Now, consider the product $$ Q_1^*AQ_1 = \pmatrix{q_1^*\\ \vdots \\ q_n^*}\pmatrix{Aq_1 & \cdots & Aq_n} = \\ \pmatrix{q_1^*Aq_1 & q_1^*Aq_2 & \cdots & q_1^*Aq_n\\ q_2^*Aq_1 & q_2^*Aq_2 & \cdots & q_2^*Aq_n\\ \vdots & \vdots & \ddots & \vdots\\ q_n^*Aq_1 & q_n^*Aq_2 & \cdots & q_n^*Aq_n} $$ Note, however, that for complex vectors $u$ and $v$, $u^*v$ is the inner product (Hermitian inner product) of the vectors $u$ and $v$. So, since $q_1$ is an eigenvector, and since $q_1$ is orthogonal to the other $q_i$, we may rewrite the above matrix as $$ Q_1^*AQ_1 = \pmatrix{q_1^*Aq_1 & q_1^*Aq_2 & \cdots & q_1^*Aq_n\\ 0 & q_2^*Aq_2 & \cdots & q_2^*Aq_n\\ \vdots & \vdots & \ddots & \vdots\\ 0 & q_n^*Aq_2 & \cdots & q_n^*Aq_n} $$ which is precisely the desired form, if we set $t_{11} = q_1^*Aq_1$.
Regarding the second:
Using block-matrix multiplication, note that $$ \tilde Q A \tilde Q^{-1} = \pmatrix{I_{k}&0\\0&Q} \pmatrix{A_{11}&A_{12}\\A_{21}&A_{22}} \pmatrix{I_{k}&0\\0&Q}^{-1} = \pmatrix{A_{11}&A_{12}Q^{-1}\\QA_{21}&QA_{22}Q^{-1}} $$ Note that $I_k$ is the size-$k$ identity matrix, and that each of these block matrices are partitioned in the same way.

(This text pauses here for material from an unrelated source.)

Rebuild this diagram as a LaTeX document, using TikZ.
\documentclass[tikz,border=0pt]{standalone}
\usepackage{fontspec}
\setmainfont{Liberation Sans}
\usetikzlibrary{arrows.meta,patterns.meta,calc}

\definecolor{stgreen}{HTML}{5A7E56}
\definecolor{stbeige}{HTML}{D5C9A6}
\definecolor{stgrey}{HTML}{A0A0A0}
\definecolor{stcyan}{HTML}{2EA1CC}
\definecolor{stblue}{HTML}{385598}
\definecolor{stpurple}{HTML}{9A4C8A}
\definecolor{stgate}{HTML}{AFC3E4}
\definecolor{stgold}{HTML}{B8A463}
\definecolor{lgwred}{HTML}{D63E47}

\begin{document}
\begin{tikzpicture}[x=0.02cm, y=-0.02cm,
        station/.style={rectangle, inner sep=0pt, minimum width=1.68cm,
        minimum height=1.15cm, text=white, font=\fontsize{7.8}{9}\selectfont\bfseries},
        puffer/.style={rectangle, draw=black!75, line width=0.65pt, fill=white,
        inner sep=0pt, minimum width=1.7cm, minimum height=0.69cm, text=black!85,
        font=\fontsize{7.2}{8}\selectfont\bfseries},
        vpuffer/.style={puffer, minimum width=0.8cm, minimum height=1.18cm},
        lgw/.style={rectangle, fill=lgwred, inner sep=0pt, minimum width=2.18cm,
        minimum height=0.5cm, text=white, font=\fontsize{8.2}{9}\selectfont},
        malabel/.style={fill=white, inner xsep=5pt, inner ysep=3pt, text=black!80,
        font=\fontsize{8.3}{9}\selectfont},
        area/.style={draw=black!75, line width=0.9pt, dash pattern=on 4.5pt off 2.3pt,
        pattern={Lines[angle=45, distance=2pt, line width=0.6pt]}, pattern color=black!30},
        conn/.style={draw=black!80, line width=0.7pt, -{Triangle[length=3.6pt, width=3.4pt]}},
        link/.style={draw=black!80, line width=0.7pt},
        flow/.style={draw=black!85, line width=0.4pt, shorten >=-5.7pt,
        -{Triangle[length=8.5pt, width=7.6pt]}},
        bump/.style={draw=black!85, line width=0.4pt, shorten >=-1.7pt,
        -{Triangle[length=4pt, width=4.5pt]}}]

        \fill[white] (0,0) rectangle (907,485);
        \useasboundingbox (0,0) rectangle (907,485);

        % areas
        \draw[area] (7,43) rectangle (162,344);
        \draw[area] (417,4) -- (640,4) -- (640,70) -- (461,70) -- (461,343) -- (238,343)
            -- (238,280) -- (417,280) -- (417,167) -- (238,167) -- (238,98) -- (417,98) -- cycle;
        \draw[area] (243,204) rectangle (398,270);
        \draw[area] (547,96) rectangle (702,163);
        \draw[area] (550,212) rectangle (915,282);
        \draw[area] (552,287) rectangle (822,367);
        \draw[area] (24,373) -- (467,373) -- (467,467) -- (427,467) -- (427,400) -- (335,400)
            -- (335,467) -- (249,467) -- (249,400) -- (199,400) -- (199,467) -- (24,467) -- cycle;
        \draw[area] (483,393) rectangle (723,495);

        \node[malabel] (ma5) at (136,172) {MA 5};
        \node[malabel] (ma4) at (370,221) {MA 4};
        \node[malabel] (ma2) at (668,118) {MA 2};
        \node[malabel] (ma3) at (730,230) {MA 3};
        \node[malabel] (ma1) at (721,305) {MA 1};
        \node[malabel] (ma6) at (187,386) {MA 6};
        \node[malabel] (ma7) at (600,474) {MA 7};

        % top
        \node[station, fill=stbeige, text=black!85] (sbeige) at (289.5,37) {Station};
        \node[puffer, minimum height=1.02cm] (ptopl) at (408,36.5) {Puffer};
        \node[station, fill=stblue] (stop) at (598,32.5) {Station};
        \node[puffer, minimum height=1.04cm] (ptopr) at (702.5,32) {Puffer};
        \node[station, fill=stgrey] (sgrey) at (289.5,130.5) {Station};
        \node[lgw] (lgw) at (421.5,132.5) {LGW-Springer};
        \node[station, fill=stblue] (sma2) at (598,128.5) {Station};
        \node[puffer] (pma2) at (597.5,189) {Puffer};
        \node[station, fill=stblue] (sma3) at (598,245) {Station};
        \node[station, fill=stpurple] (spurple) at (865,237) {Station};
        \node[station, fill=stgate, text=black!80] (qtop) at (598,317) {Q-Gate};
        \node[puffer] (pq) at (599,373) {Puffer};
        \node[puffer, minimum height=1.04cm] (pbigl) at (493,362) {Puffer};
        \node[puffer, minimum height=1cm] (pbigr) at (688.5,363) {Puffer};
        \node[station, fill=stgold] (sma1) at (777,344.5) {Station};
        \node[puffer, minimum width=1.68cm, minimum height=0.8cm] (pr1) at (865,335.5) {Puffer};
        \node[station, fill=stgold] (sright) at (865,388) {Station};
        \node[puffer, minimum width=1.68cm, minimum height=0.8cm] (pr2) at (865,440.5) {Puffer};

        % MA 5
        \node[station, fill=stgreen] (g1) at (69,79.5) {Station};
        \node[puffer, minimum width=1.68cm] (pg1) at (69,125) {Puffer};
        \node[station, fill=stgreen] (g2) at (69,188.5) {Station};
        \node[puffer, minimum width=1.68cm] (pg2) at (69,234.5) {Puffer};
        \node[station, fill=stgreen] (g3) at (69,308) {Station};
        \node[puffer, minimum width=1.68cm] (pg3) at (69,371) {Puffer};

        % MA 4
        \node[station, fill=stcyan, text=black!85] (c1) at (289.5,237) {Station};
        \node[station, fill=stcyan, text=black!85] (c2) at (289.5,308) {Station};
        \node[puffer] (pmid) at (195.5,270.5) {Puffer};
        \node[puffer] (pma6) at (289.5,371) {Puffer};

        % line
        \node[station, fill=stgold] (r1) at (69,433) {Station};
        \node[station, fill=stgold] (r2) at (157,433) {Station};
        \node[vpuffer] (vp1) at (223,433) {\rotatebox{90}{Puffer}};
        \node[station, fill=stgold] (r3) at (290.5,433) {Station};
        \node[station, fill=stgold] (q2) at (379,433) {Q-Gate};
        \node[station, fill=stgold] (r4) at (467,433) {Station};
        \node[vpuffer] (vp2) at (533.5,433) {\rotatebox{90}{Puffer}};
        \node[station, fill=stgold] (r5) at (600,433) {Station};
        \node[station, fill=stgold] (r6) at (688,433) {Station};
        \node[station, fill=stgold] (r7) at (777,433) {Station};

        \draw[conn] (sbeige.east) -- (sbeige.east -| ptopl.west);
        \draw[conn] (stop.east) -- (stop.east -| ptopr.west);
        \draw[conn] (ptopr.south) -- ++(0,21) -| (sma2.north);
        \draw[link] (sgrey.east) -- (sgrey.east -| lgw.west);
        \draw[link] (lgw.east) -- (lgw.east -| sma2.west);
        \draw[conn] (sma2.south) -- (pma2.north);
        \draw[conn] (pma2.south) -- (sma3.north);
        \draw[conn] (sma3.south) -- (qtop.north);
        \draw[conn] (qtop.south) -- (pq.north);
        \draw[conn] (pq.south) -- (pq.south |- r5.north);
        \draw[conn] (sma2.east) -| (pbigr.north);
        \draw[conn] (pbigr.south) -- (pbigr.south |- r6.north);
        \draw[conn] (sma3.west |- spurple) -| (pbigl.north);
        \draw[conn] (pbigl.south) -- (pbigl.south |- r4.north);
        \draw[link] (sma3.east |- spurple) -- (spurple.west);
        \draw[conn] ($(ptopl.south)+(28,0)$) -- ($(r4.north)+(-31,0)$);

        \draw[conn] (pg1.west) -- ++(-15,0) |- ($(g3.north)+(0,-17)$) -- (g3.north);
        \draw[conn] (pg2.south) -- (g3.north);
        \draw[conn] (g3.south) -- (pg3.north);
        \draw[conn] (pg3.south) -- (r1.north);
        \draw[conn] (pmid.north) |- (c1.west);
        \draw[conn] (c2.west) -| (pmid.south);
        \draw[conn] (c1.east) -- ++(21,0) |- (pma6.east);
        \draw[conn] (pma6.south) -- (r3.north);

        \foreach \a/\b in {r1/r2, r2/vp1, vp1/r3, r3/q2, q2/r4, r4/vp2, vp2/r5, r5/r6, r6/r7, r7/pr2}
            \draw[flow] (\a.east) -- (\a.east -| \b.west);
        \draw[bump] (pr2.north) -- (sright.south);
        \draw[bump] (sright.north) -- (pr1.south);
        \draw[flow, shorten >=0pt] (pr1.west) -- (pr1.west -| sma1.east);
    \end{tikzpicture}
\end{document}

In a more abstract proof, we could build this matrix in a more immediately intuitive fashion. In particular, to build the linear transformation $\tilde Q$, first consider its restriction $Q$ to a certain invariant subspace of $A$.